Mozarowsky tenía 17 años cuando salió en interviú (vestida), «una edad en la que la mujer comienza a sentir sensaciones de mujer», confesaba . En la entrevista reconocía que su presencia en la película de Lazaga cuando era una niña provocó «una metamorfosis radical» en su vida. Se dio cuenta de que quería ser actriz. Dejó los castings para seguir estudiando y después volvió a ponerse ante las cámaras. Yale inicia su texto diciendo que «tiene Sandra como un aire transido, de ensoñación, de misterio. A veces te mira con sus ojos tristes, llenos de azules, y le adivinas, yo no sé por qué, una duda loca. Quizá la duda de no saber, aún, si es mujer o niña». Pero cuando la conversación avanza, la actriz demuestra tener muchas cosas claras: «Le estamos dando demasiada importancia al sexo, quizá porque, hasta ahora, ha venido siendo un tabú, por pura represión. Pero se ha levantado la veda, ya se puede hacer el amor sin grave escándalo para nadie y el sexo quedará reducido a su verdadera dimensión, sin más estridencias: el acto último y maravilloso del amor». No sé qué pensaría hoy de que muchos adolescentes tengan como profesor de sexualidad a los portales de porno gratuito y machacón.

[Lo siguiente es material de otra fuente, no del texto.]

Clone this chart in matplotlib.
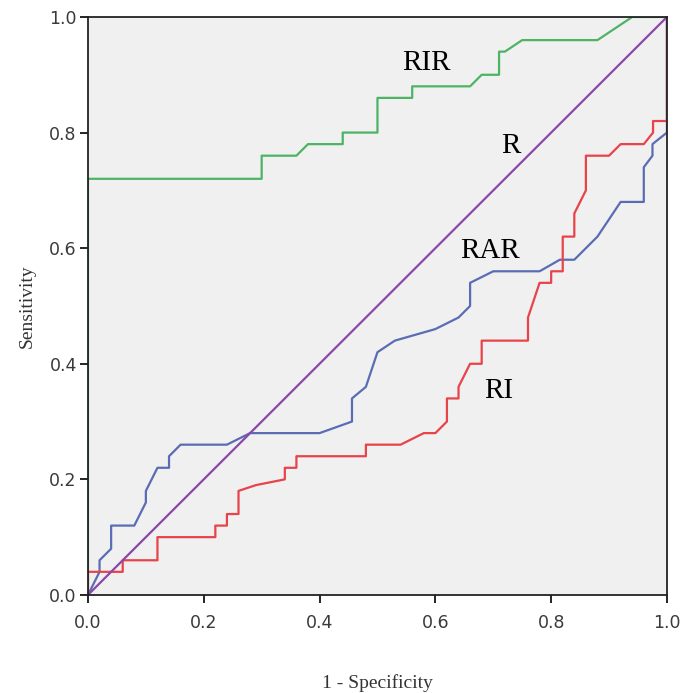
import matplotlib.pyplot as plt

# ROC curve points (1 - specificity, sensitivity)
rir_x = [0.0, 0.0, 0.30, 0.30, 0.36, 0.38, 0.44, 0.44, 0.50, 0.50, 0.56, 0.56,
         0.66, 0.68, 0.71, 0.71, 0.72, 0.75, 0.88, 0.91, 0.94, 1.0]
rir_y = [0.0, 0.72, 0.72, 0.76, 0.76, 0.78, 0.78, 0.80, 0.80, 0.86, 0.86, 0.88,
         0.88, 0.90, 0.90, 0.94, 0.94, 0.96, 0.96, 0.98, 1.0, 1.0]

rar_x = [0.0, 0.02, 0.02, 0.04, 0.04, 0.08, 0.10, 0.10, 0.11, 0.12, 0.14, 0.14,
         0.16, 0.24, 0.28, 0.40, 0.456, 0.456, 0.48, 0.50, 0.53, 0.60, 0.64,
         0.66, 0.66, 0.70, 0.78, 0.815, 0.84, 0.88, 0.92, 0.96, 0.96, 0.975,
         0.975, 1.0, 1.0]
rar_y = [0.0, 0.04, 0.06, 0.08, 0.12, 0.12, 0.16, 0.18, 0.20, 0.22, 0.22, 0.24,
         0.26, 0.26, 0.28, 0.28, 0.30, 0.34, 0.36, 0.42, 0.44, 0.46, 0.48,
         0.50, 0.54, 0.56, 0.56, 0.58, 0.58, 0.62, 0.68, 0.68, 0.74, 0.76,
         0.78, 0.80, 1.0]

ri_x = [0.0, 0.0, 0.06, 0.06, 0.12, 0.12, 0.22, 0.22, 0.24, 0.24, 0.26, 0.26,
        0.29, 0.34, 0.34, 0.36, 0.36, 0.48, 0.48, 0.54, 0.58, 0.60, 0.62,
        0.62, 0.64, 0.64, 0.66, 0.68, 0.68, 0.76, 0.76, 0.78, 0.80, 0.80,
        0.82, 0.82, 0.84, 0.84, 0.86, 0.86, 0.90, 0.92, 0.96, 0.976, 0.976,
        1.0, 1.0]
ri_y = [0.0, 0.04, 0.04, 0.06, 0.06, 0.10, 0.10, 0.12, 0.12, 0.14, 0.14, 0.18,
        0.19, 0.20, 0.22, 0.22, 0.24, 0.24, 0.26, 0.26, 0.28, 0.28, 0.30,
        0.34, 0.34, 0.36, 0.40, 0.40, 0.44, 0.44, 0.48, 0.54, 0.54, 0.56,
        0.56, 0.62, 0.62, 0.66, 0.70, 0.76, 0.76, 0.78, 0.78, 0.80, 0.82,
        0.82, 1.0]

ref_x = [0.0, 1.0]
ref_y = [0.0, 1.0]

labels = ["RIR", "R", "RAR", "RI"]
label_pos = [(0.585, 0.92), (0.73, 0.776), (0.695, 0.595), (0.71, 0.352)]

fig = plt.figure(figsize=(6.83, 6.93), dpi=100)
ax = fig.add_axes([0.1288, 0.1415, 0.8477, 0.834])
ax.set_facecolor("#f0f0f0")

ax.plot(rir_x, rir_y, color="#4cb464", lw=1.6)
ax.plot(rar_x, rar_y, color="#5a6db4", lw=1.6)
ax.plot(ri_x, ri_y, color="#e8434a", lw=1.6)
ax.plot(ref_x, ref_y, color="#8a48a8", lw=1.6)

for name, (tx, ty) in zip(labels, label_pos):
    ax.text(tx, ty, name, family="Liberation Serif", fontsize=21,
            ha="center", va="center", color="black")

ax.set_xlim(0, 1)
ax.set_ylim(0, 1)
ticks = [0.0, 0.2, 0.4, 0.6, 0.8, 1.0]
ax.set_xticks(ticks)
ax.set_yticks(ticks)
ax.set_xticklabels([f"{t:.1f}" for t in ticks])
ax.set_yticklabels([f"{t:.1f}" for t in ticks])
ax.tick_params(direction="out", length=6, width=1.2, colors="black",
               labelsize=12.5, labelcolor="#3a3a3a")
ax.tick_params(axis="x", pad=8)
ax.tick_params(axis="y", pad=2)
for lbl in ax.get_xticklabels() + ax.get_yticklabels():
    lbl.set_family("DejaVu Sans")
for s in ax.spines.values():
    s.set_linewidth(1.3)
    s.set_color("#222222")

ax.set_xlabel("1 - Specificity", family="Liberation Serif", fontsize=14,
              color="#333333", labelpad=30)
ax.set_ylabel("Sensitivity", family="Liberation Serif", fontsize=14,
              color="#333333", labelpad=10)

fig.savefig("out.png", dpi=100)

Cuenta Sandra que su madre se había convertido en su mejor amiga, que le acompañaba a casi todos los rodajes «y no se escandaliza si alguien me pide que pose desnuda, comprende que forma parte de mi profesión». El cine era su profesión y la lectura su obsesión. Era como una esponja. En interviú confirma que por sus manos pasaban libros de poesía, teatro, biografías y que la afición le venía de cuando leyó Juan Salvador Gaviota, la novela de Richard Bach que a Sandra le sirvió para echar a volar. Aquella chiquilla admiraba a la laureada Glenda Jackson, actriz británica que hoy todavía se sienta como parlamentaria en la bancada del Partido Laborista.

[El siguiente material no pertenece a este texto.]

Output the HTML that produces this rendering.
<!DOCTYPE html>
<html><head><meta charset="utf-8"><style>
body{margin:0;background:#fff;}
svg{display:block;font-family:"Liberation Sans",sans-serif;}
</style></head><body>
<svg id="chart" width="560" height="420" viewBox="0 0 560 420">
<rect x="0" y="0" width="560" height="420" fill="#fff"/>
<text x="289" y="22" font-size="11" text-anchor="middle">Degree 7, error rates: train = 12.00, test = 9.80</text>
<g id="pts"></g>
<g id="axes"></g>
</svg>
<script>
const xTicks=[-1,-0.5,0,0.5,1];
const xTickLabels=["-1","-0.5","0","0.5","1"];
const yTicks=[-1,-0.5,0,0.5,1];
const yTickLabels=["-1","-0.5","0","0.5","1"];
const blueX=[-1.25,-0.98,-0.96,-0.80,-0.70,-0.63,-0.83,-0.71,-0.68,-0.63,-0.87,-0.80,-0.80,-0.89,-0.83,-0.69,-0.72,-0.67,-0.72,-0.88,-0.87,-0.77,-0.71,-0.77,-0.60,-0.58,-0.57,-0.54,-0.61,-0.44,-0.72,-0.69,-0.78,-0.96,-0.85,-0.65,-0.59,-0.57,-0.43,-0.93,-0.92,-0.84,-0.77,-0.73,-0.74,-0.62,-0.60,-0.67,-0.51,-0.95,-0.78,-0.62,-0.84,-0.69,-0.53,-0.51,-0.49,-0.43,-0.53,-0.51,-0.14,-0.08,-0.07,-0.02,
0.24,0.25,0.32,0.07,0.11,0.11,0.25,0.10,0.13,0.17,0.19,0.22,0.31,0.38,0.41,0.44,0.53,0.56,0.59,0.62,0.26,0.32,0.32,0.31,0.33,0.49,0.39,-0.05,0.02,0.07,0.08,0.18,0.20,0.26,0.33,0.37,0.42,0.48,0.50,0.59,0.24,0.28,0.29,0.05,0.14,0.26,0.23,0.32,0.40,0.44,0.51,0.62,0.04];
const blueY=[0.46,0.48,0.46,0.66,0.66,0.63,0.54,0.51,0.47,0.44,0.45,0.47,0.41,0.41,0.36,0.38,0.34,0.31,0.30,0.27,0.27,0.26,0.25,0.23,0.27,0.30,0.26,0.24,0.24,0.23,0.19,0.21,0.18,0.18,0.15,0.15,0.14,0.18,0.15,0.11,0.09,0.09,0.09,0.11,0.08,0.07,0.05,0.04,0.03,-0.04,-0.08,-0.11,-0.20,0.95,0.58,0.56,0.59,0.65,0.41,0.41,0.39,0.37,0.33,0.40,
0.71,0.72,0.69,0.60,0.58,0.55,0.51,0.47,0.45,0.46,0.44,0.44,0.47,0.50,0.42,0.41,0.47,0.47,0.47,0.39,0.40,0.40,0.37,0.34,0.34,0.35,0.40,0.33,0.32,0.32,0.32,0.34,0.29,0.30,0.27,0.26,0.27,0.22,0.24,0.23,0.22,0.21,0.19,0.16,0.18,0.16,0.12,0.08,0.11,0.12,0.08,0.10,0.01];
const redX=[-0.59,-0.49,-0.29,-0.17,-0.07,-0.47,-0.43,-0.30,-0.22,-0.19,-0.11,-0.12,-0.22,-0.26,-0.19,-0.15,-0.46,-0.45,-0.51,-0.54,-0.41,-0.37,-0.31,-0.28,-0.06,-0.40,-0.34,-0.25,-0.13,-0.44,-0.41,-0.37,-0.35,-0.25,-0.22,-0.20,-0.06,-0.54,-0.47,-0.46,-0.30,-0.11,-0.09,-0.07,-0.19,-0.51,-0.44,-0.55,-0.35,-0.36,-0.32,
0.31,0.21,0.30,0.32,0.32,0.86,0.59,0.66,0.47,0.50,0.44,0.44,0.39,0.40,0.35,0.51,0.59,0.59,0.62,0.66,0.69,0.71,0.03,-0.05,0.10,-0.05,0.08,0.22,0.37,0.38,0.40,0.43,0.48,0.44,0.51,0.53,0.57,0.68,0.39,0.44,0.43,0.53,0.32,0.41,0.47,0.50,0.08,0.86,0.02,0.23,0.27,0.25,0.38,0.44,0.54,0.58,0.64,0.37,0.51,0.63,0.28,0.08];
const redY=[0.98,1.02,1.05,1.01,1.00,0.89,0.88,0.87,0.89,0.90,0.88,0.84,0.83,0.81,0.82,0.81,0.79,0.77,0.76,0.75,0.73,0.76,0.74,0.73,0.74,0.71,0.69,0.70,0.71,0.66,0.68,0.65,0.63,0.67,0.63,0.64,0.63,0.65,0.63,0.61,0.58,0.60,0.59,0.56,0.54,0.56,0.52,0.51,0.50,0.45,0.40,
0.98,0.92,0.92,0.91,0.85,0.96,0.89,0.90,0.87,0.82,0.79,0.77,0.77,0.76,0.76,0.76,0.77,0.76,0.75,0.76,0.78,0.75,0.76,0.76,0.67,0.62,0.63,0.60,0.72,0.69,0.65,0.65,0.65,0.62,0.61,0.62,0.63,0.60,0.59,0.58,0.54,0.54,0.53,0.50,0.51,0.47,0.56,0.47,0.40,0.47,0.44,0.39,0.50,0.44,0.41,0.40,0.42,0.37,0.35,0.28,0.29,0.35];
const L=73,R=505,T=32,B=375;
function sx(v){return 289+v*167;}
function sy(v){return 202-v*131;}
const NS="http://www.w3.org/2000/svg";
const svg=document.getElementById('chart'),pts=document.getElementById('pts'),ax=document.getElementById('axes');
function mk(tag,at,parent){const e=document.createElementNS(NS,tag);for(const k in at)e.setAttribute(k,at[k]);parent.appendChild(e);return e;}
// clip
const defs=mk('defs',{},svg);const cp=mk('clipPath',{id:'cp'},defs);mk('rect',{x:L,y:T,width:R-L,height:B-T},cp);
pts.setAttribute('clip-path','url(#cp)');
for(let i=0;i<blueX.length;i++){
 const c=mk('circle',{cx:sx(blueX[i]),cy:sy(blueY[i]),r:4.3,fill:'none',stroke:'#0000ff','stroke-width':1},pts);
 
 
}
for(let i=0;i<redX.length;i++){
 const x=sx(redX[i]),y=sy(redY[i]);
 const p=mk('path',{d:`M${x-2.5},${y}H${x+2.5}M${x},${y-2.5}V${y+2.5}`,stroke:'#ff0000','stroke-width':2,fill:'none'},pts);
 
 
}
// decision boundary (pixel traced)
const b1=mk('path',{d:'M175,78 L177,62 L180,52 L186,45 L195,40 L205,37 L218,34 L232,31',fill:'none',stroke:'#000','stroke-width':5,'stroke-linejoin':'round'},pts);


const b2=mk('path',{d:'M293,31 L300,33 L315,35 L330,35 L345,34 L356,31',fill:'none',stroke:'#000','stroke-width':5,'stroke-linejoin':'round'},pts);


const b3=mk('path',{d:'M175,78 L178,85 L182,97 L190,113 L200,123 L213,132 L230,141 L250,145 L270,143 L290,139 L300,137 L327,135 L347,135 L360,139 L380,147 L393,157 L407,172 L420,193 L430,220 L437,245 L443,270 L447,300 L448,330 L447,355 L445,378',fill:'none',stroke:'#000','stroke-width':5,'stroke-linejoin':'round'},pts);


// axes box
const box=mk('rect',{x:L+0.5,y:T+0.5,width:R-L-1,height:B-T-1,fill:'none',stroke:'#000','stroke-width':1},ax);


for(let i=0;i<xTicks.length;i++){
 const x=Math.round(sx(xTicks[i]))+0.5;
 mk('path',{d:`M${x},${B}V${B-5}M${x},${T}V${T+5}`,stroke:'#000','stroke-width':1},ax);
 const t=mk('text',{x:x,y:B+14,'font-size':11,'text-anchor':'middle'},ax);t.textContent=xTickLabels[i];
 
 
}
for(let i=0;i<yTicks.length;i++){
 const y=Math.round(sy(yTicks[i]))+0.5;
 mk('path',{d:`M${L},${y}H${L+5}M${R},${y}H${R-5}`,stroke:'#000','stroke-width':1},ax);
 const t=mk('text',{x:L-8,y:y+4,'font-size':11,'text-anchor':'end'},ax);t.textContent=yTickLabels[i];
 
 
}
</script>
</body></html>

«No creo en el matrimonio porque no puedo entender que una atadura sea para toda la vida. El matrimonio dura lo que dure el amor. Y punto. Ni un minuto más. Por eso creo más bien en la unión de la pareja, sin condicionamientos». Hablamos de 1976 y de una chica de 17 años. «Me he fijado mi meta a largo plazo. Por ahora sé que tengo todavía mucho que aprender. Una actriz no se improvisa a los diecisiete años, aunque soy consciente de que tengo condiciones. Tengo que pulirme, estudiar mucho. No me importa quedarme en casa horas y días enteros repasando un guión, adentrándome en el personaje», explica Sandra. Y sobre el erotismo, del que tanto participó en su vida cinematográfica habla sin vergüenza: «El erotismo es un sarampión que ha brotado tras los años de censura. Pero pasar pronto, al menos como planteamiento genérico. Los aficionados de verdad van al cine por otros motivos: por el cine mismo».